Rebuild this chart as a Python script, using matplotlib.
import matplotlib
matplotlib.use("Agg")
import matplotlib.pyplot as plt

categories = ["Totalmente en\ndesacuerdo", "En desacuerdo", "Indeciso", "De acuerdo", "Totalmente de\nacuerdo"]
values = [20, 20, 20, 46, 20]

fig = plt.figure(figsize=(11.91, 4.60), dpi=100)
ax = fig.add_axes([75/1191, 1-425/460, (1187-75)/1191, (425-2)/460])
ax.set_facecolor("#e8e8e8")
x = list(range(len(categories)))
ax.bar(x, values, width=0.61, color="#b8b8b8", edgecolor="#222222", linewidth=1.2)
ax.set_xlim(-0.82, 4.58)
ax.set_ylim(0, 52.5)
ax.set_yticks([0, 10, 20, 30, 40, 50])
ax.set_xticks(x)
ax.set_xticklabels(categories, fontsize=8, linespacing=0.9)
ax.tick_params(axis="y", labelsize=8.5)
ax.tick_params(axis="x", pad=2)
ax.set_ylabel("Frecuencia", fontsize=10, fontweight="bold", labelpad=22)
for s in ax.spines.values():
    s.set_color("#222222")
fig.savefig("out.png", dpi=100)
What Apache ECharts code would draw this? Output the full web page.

▶ _Given task_
Write the listing out again, exactly as shown above.

▶ _Expected output_
Rebuild this chart as a Python script, using matplotlib.
import matplotlib
matplotlib.use("Agg")
import matplotlib.pyplot as plt

categories = ["Totalmente en\ndesacuerdo", "En desacuerdo", "Indeciso", "De acuerdo", "Totalmente de\nacuerdo"]
values = [20, 20, 20, 46, 20]

fig = plt.figure(figsize=(11.91, 4.60), dpi=100)
ax = fig.add_axes([75/1191, 1-425/460, (1187-75)/1191, (425-2)/460])
ax.set_facecolor("#e8e8e8")
x = list(range(len(categories)))
ax.bar(x, values, width=0.61, color="#b8b8b8", edgecolor="#222222", linewidth=1.2)
ax.set_xlim(-0.82, 4.58)
ax.set_ylim(0, 52.5)
ax.set_yticks([0, 10, 20, 30, 40, 50])
ax.set_xticks(x)
ax.set_xticklabels(categories, fontsize=8, linespacing=0.9)
ax.tick_params(axis="y", labelsize=8.5)
ax.tick_params(axis="x", pad=2)
ax.set_ylabel("Frecuencia", fontsize=10, fontweight="bold", labelpad=22)
for s in ax.spines.values():
    s.set_color("#222222")
fig.savefig("out.png", dpi=100)
What Apache ECharts code would draw this? Output the full web page.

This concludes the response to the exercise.